→ Problem: Pull out every line containing the string "this".

--- START Data excerpts ---

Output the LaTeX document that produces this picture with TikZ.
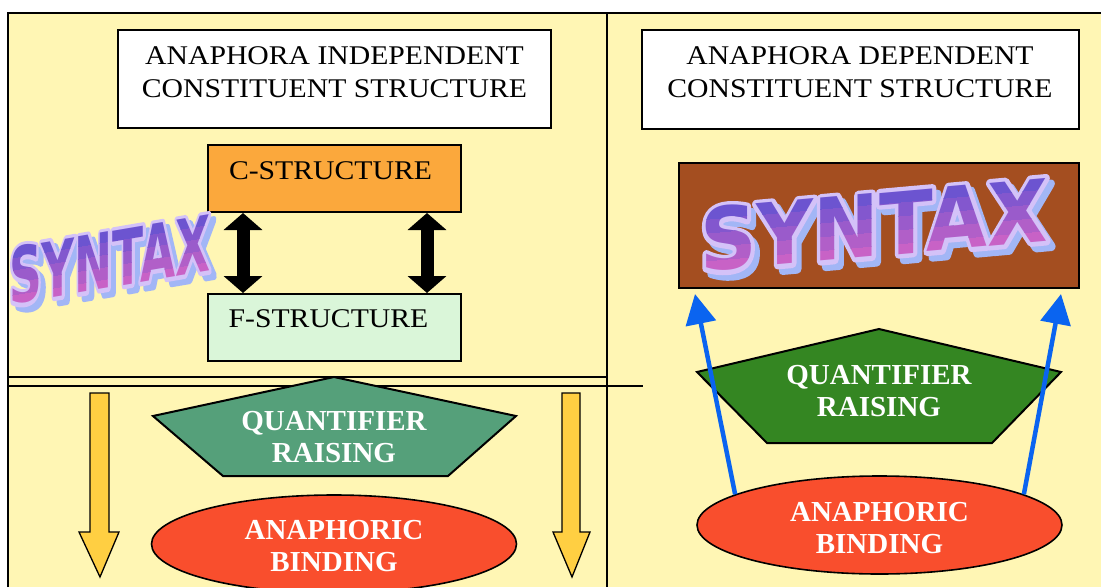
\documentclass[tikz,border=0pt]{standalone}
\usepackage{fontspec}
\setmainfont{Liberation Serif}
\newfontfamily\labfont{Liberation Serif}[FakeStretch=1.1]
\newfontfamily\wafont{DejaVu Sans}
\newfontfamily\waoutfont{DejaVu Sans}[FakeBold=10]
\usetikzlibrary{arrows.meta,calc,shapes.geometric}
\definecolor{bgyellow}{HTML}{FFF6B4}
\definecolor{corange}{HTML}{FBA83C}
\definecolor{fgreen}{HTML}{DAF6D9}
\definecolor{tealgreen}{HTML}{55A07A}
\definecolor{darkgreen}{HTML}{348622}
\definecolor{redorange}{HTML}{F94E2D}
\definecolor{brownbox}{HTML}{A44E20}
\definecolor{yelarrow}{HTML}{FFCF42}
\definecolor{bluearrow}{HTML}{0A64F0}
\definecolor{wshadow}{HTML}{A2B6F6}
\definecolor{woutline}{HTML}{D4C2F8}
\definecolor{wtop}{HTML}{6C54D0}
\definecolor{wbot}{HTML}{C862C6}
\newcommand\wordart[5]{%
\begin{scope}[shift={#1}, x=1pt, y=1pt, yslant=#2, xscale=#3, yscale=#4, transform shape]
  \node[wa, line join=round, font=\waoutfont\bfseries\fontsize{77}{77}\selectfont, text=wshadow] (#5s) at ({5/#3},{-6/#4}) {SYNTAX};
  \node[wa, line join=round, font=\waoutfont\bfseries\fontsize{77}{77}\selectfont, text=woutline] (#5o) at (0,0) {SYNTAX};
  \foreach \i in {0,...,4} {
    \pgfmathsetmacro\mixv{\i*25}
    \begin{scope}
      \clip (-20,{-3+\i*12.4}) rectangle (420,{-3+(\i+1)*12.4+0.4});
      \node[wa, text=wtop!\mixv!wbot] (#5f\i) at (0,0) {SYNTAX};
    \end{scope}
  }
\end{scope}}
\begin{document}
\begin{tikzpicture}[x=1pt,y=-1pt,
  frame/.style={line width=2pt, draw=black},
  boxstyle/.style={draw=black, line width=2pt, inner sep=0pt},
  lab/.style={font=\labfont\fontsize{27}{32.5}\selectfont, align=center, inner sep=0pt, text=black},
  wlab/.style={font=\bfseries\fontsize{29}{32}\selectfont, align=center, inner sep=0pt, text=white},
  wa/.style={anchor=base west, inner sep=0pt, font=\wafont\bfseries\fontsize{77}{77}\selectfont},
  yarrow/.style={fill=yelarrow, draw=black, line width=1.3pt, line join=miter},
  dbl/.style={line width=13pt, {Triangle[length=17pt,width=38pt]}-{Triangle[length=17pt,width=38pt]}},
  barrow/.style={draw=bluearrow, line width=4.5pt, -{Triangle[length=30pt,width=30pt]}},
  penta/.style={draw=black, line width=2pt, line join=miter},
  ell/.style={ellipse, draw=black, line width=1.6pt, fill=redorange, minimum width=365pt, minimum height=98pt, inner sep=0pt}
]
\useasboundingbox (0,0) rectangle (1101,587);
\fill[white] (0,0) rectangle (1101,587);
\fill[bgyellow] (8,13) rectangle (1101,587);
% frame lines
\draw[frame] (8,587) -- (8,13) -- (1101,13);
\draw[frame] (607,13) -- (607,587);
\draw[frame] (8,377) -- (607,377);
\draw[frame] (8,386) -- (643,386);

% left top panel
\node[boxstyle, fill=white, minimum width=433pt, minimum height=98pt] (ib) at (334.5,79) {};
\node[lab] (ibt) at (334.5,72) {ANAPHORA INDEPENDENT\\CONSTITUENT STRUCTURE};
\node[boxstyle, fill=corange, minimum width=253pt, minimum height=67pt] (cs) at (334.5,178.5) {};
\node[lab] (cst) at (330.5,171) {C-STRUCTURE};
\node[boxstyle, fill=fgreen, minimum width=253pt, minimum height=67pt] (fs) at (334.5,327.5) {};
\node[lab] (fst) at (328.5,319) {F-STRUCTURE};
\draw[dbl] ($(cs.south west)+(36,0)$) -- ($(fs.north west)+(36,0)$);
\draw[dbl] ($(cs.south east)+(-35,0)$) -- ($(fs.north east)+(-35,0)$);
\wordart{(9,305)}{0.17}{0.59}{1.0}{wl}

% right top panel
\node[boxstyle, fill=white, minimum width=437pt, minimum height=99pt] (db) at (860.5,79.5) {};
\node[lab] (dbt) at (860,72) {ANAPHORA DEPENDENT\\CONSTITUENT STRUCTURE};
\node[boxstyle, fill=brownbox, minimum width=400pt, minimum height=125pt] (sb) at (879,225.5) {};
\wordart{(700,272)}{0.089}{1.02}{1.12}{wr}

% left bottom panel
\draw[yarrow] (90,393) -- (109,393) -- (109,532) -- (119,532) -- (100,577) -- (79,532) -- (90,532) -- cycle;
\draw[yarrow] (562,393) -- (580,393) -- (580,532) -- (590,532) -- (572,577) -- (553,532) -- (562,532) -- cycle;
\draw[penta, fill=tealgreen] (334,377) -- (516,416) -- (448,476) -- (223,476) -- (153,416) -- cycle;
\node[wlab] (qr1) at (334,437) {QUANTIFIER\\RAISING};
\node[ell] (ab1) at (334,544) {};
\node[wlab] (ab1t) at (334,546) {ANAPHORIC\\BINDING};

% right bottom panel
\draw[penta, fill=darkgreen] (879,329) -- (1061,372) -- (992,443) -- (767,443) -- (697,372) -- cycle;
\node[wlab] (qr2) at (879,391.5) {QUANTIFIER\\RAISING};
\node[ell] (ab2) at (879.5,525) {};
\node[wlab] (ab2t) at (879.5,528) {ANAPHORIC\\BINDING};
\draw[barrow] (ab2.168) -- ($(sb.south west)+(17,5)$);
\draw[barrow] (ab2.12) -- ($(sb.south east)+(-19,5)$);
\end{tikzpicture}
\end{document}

--- END Data excerpts ---
--- START Data excerpts ---

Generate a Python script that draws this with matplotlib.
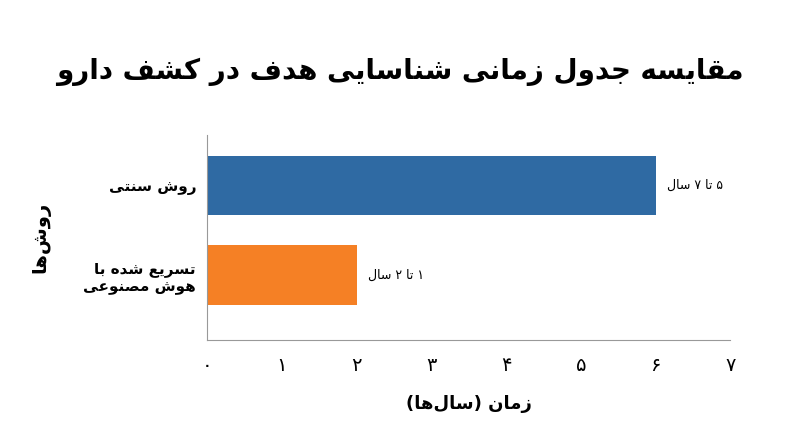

--- END Data excerpts ---

→ Exercise answer:
Output the LaTeX document that produces this picture with TikZ.
Generate a Python script that draws this with matplotlib.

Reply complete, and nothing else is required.